*What you should do*. How does the data below read from its first line through the line containing "groups = ['sem RNA', '1 μg RNA', '10 μg RNA']"? Print those lines exactly.

*Information supplied*.
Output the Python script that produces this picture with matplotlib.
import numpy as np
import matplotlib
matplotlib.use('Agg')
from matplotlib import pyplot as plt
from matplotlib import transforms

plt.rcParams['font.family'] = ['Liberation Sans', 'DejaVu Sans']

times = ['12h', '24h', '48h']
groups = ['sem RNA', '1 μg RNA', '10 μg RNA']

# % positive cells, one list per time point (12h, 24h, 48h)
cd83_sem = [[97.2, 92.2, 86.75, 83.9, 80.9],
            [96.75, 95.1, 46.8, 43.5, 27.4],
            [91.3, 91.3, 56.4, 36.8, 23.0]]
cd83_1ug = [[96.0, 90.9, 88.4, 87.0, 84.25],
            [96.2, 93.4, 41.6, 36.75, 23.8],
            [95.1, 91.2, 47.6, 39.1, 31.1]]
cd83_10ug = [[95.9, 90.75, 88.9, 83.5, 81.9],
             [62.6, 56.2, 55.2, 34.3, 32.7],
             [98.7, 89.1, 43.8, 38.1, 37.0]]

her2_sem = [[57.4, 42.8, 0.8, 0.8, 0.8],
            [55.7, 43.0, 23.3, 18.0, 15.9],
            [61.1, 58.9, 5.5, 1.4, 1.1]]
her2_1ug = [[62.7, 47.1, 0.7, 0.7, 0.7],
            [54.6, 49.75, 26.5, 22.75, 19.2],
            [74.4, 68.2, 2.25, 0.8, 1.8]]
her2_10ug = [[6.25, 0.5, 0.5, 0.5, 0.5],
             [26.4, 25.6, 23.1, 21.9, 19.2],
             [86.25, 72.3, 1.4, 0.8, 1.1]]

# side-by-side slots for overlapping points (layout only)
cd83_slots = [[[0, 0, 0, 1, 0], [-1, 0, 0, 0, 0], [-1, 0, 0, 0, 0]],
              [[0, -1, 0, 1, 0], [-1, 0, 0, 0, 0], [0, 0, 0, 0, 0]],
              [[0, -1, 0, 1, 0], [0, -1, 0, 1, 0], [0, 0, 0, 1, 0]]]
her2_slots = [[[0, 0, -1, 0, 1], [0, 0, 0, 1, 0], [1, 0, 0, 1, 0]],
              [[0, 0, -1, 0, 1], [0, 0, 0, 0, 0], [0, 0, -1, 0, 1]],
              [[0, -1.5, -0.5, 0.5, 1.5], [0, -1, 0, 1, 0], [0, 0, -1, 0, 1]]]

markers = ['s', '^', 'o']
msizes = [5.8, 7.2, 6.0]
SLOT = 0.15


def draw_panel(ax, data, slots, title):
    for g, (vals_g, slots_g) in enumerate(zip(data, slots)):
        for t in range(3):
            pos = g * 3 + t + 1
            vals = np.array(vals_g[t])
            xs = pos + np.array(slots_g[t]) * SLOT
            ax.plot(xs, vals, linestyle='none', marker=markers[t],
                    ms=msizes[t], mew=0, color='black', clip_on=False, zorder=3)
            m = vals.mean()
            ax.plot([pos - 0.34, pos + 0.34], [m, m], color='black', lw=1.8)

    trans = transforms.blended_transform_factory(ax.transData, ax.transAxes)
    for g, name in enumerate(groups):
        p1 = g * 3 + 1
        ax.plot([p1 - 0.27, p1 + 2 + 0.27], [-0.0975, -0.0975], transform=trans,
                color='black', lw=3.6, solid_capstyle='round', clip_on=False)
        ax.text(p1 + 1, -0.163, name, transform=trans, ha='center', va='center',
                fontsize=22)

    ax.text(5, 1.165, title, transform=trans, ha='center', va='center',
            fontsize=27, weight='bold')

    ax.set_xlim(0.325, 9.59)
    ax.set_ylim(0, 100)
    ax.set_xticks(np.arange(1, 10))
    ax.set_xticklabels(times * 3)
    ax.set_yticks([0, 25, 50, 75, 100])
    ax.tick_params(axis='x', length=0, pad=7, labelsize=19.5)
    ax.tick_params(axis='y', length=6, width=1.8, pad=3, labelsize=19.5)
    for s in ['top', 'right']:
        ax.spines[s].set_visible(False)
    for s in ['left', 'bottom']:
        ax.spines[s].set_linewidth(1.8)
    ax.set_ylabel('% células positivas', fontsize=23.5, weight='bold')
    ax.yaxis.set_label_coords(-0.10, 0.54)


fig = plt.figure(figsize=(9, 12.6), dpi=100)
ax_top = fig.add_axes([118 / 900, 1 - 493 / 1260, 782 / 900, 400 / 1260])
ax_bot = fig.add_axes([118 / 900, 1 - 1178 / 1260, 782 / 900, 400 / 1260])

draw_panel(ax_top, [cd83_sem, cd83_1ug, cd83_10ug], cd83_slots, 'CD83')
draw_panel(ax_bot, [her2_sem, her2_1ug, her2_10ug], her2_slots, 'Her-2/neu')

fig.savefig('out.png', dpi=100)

*Final answer*.
Output the Python script that produces this picture with matplotlib.
import numpy as np
import matplotlib
matplotlib.use('Agg')
from matplotlib import pyplot as plt
from matplotlib import transforms

plt.rcParams['font.family'] = ['Liberation Sans', 'DejaVu Sans']

times = ['12h', '24h', '48h']
groups = ['sem RNA', '1 μg RNA', '10 μg RNA']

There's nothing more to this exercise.